With stunning photos and stories, National Geographic Explorer Wade Davis celebrates the diversity of the world’s indigenous cultures, now disappearing from the planet at an alarming rate. He argues passionately that we should be concerned not only for preserving the biosphere, but also the “ethnosphere” — “the sum total of all thoughts and dreams, myths, ideas, inspirations, intuitions brought into being by the human imagination.”
According to Wade: “3,000 out of a total of 6,000 living languages are no longer being taught to children,” which he characterizes as “ethnocide.”
PERU: SACRED GEOGRAPHY (USA, 2006, 47 min.)

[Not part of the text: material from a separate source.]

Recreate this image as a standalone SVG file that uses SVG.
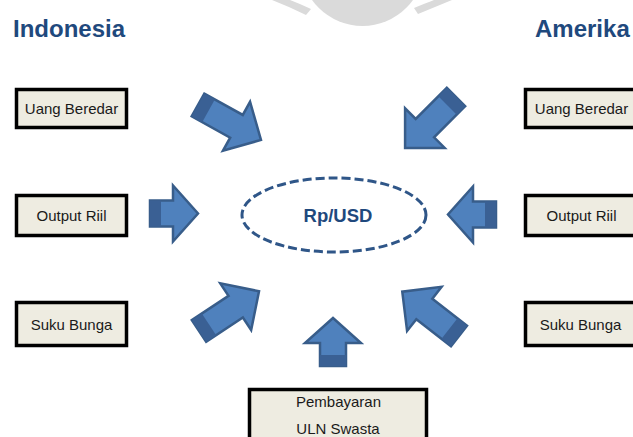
<svg xmlns="http://www.w3.org/2000/svg" xmlns:xlink="http://www.w3.org/1999/xlink" width="633" height="437" viewBox="0 0 633 437">
  <style>
    .title { font-family: "Liberation Sans", Arial, sans-serif; font-weight: bold; font-size: 24px; fill: #1F497D; }
    .box { fill: #EEECE1; stroke: #000000; stroke-width: 3.5; }
    .lbl { font-family: "Liberation Sans", Arial, sans-serif; font-size: 15px; fill: #1a1a1a; text-anchor: middle; }
    .center { font-family: "Liberation Sans", Arial, sans-serif; font-weight: bold; font-size: 18.5px; fill: #1F497D; text-anchor: middle; }
    .ell { fill: none; stroke: #2F5688; stroke-width: 3; stroke-dasharray: 9 4; }
    .arw { fill: #4F81BD; stroke: #385D8A; stroke-width: 2.5; stroke-linejoin: miter; }
    .tail { fill: #3A6094; }
    .wm { fill: #DADADA; }
  </style>
  <defs>
    <g id="arrowShort">
      <polygon class="arw" points="0,-13 23,-13 23,-28 48,0 23,28 23,13 0,13"/>
      <rect class="tail" x="0" y="-13" width="11" height="26"/>
    </g>
    <g id="arrowLong">
      <polygon class="arw" points="0,-13 44,-13 44,-28 72,0 44,28 44,13 0,13"/>
      <rect class="tail" x="0" y="-13" width="12" height="26"/>
    </g>
  </defs>
  <rect x="0" y="0" width="633" height="437" fill="#FFFFFF"/>

  <!-- faint watermark -->
  <g id="watermark">
    <circle class="wm" cx="362.5" cy="-36" r="62"/>
    <path class="wm" d="M272,0 Q290,7 306,15 L311,9 Q298,3 290,0 Z"/>
    <path class="wm" d="M452,0 Q435,7 418,14 L414,8 Q426,3 434,0 Z"/>
  </g>

  <text class="title" x="13" y="37">Indonesia</text>
  <text class="title" x="535" y="37">Amerika</text>

  <g id="connectors">
    <use xlink:href="#arrowShort" transform="translate(150,213.5)"/>
    <use xlink:href="#arrowShort" transform="translate(496,214.5) rotate(180)"/>
    <use xlink:href="#arrowShort" transform="translate(333,366) rotate(-90)"/>
    <use xlink:href="#arrowLong" transform="translate(198,105) rotate(29)"/>
    <use xlink:href="#arrowLong" transform="translate(456,97) rotate(135)"/>
    <use xlink:href="#arrowLong" transform="translate(199,331) rotate(-33.5)"/>
    <use xlink:href="#arrowLong" transform="translate(459,336) rotate(218)"/>
  </g>

  <g id="rpusd">
    <ellipse class="ell" cx="334" cy="215" rx="92" ry="37"/>
    <text class="center" x="338" y="222">Rp/USD</text>
  </g>

  <g id="id-uang">
    <rect class="box" x="16.5" y="89.5" width="110" height="38"/>
    <text class="lbl" x="71.5" y="114">Uang Beredar</text>
  </g>
  <g id="id-output">
    <rect class="box" x="16.5" y="195.5" width="110" height="40"/>
    <text class="lbl" x="71.5" y="221">Output Riil</text>
  </g>
  <g id="id-suku">
    <rect class="box" x="16.5" y="302.5" width="110" height="43"/>
    <text class="lbl" x="71.5" y="330">Suku Bunga</text>
  </g>

  <g id="us-uang">
    <rect class="box" x="525.5" y="89.5" width="111" height="38"/>
    <text class="lbl" x="581.5" y="114">Uang Beredar</text>
  </g>
  <g id="us-output">
    <rect class="box" x="525.5" y="195.5" width="111" height="40"/>
    <text class="lbl" x="581.5" y="221">Output Riil</text>
  </g>
  <g id="us-suku">
    <rect class="box" x="525.5" y="302.5" width="111" height="43"/>
    <text class="lbl" x="580.5" y="330">Suku Bunga</text>
  </g>

  <g id="uln">
    <rect class="box" x="249.5" y="389.5" width="177" height="60"/>
    <text class="lbl" x="338.5" y="407">Pembayaran</text>
    <text class="lbl" x="338" y="434">ULN Swasta</text>
  </g>
</svg>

At a time when indigenous traditions throughout the world are being lost, the pan-Andean culture found in South America continues to thrive. In Peru: Sacred Geography, part of the ‘Light at the Edge of the World’ series, National Geographic Explorer-in-Residence Wade Davis accompanies villagers from the town of Chinchero, Peru, as they make the trek to the annual Qoyllur Riti festival, which attracts more than 25,000 people a year across the Andes Mountains. A rich illustration of beautiful rituals, this festival showcases the cultural fusion of pan-Andean culture. The customs date as far back as the ancient Incas and Spanish Conquistadors, and are an eclectic mix of Inca and Catholic tradition. Contributing historical perspective, Davis and other experts provide insight into the development of this vibrant culture, which emphasizes the vital relationship between humans and the earth.